(Task prompt): Copy exactly the lines from the beginning of the data down to and including the line holding "120) -- cycle;", without any pictures.

Saved data entries
* * * * * * * * *

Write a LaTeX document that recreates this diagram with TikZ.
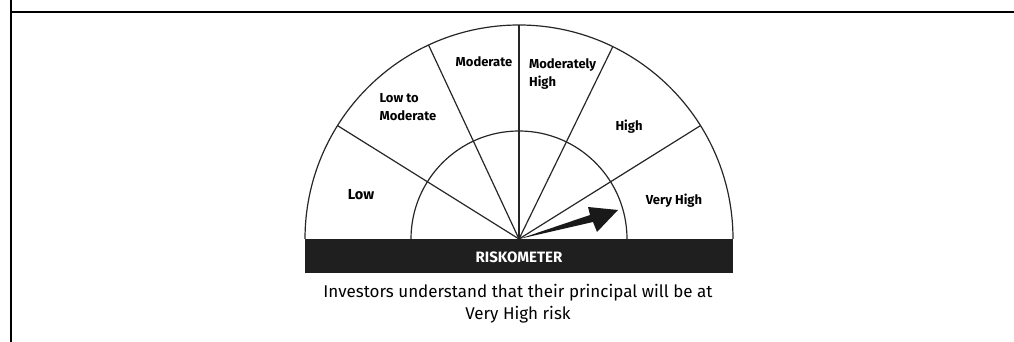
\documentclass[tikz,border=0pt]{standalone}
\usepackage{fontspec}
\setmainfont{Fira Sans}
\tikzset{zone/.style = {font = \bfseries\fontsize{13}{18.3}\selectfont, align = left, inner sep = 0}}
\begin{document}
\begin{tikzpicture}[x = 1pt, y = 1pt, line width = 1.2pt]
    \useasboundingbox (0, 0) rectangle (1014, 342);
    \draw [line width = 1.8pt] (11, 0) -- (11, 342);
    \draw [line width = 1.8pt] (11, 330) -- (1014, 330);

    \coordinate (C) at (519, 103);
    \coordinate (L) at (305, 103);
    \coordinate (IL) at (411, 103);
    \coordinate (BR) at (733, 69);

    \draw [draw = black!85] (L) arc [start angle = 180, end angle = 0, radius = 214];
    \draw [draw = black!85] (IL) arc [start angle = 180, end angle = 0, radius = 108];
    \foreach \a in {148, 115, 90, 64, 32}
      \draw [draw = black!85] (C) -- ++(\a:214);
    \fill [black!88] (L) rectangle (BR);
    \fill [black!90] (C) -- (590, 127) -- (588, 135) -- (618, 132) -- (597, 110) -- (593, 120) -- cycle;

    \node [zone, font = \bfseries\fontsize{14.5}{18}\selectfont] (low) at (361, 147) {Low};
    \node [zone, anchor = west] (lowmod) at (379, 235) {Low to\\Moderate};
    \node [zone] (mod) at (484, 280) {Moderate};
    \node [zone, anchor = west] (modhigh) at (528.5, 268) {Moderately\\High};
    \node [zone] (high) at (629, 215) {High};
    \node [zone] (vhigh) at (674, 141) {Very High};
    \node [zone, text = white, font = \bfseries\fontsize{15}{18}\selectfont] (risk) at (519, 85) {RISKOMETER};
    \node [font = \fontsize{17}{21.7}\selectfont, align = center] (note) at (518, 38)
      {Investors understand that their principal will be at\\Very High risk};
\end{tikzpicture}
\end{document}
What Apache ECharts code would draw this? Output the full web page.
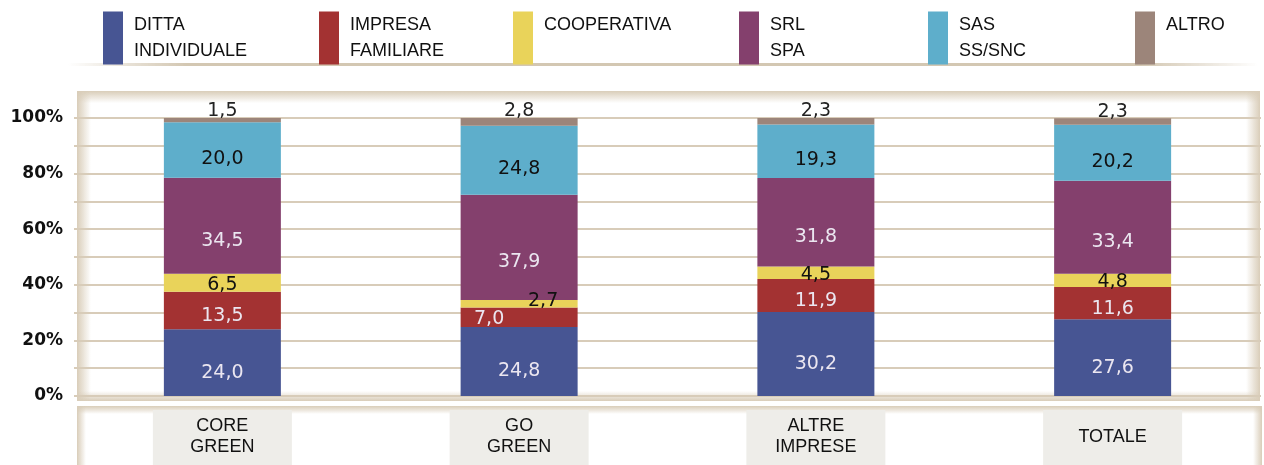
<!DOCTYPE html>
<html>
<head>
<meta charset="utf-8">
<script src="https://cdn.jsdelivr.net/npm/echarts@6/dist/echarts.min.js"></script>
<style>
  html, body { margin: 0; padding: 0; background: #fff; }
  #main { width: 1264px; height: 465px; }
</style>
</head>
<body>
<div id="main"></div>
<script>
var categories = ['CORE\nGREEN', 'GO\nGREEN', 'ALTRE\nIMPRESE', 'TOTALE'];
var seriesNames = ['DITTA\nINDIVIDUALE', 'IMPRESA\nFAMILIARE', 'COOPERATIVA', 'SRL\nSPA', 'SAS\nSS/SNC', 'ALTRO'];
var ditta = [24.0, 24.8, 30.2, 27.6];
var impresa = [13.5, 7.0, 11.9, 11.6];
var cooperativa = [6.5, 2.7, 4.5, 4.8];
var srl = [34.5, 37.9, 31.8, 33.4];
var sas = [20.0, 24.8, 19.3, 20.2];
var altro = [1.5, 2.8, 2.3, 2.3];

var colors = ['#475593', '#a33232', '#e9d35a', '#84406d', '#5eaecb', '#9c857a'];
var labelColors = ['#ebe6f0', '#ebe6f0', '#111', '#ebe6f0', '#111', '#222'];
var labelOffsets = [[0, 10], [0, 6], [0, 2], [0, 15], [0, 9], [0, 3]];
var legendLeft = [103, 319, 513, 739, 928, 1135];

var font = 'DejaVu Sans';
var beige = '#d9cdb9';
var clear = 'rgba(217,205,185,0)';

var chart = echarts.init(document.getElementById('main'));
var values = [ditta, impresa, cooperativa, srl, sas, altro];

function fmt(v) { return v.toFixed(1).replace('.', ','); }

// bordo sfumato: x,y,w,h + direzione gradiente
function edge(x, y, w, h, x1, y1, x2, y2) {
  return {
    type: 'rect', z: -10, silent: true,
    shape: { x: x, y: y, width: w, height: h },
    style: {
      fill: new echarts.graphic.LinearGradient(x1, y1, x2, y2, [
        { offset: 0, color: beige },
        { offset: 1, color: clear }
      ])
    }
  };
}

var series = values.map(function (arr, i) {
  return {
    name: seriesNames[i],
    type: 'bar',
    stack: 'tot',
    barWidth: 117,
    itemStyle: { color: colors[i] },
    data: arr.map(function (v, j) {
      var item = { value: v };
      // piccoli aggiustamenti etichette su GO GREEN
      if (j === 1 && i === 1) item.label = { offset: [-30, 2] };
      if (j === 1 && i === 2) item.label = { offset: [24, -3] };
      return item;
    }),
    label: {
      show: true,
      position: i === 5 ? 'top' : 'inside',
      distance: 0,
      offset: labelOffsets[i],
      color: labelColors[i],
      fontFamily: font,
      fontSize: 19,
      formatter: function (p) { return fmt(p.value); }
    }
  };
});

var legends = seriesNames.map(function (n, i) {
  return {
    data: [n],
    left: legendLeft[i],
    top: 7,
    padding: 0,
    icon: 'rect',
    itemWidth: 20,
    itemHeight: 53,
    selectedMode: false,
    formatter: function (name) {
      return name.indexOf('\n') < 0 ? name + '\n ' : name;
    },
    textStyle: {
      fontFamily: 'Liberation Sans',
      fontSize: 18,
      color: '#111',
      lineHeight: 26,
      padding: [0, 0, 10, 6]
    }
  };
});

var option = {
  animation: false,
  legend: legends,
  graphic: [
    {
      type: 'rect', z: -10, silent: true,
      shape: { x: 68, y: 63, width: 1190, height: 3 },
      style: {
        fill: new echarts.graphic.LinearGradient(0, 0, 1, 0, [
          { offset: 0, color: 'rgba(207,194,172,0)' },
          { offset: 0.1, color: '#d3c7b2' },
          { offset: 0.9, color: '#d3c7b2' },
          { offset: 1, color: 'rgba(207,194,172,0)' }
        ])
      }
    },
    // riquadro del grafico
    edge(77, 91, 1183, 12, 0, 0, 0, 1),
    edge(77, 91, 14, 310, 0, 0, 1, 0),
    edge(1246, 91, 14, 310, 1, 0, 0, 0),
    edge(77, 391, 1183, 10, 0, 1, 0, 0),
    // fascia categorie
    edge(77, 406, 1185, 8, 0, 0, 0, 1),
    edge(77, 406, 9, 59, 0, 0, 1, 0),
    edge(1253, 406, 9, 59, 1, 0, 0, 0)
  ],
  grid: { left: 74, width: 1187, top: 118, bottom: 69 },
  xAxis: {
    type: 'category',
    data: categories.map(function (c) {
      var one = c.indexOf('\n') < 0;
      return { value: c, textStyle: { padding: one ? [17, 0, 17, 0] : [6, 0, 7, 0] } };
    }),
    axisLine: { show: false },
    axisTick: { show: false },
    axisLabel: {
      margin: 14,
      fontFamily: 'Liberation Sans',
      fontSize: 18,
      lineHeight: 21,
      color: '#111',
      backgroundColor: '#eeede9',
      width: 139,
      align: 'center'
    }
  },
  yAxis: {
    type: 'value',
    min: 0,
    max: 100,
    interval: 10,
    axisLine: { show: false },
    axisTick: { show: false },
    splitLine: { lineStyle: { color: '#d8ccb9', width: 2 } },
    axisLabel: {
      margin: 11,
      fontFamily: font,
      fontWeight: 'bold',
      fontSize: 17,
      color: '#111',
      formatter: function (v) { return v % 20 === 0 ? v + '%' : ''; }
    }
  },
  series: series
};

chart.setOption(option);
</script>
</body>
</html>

* * * * * * * * *

(Task output):
Write a LaTeX document that recreates this diagram with TikZ.
\documentclass[tikz,border=0pt]{standalone}
\usepackage{fontspec}
\setmainfont{Fira Sans}
\tikzset{zone/.style = {font = \bfseries\fontsize{13}{18.3}\selectfont, align = left, inner sep = 0}}
\begin{document}
\begin{tikzpicture}[x = 1pt, y = 1pt, line width = 1.2pt]
    \useasboundingbox (0, 0) rectangle (1014, 342);
    \draw [line width = 1.8pt] (11, 0) -- (11, 342);
    \draw [line width = 1.8pt] (11, 330) -- (1014, 330);

    \coordinate (C) at (519, 103);
    \coordinate (L) at (305, 103);
    \coordinate (IL) at (411, 103);
    \coordinate (BR) at (733, 69);

    \draw [draw = black!85] (L) arc [start angle = 180, end angle = 0, radius = 214];
    \draw [draw = black!85] (IL) arc [start angle = 180, end angle = 0, radius = 108];
    \foreach \a in {148, 115, 90, 64, 32}
      \draw [draw = black!85] (C) -- ++(\a:214);
    \fill [black!88] (L) rectangle (BR);
    \fill [black!90] (C) -- (590, 127) -- (588, 135) -- (618, 132) -- (597, 110) -- (593, 120) -- cycle;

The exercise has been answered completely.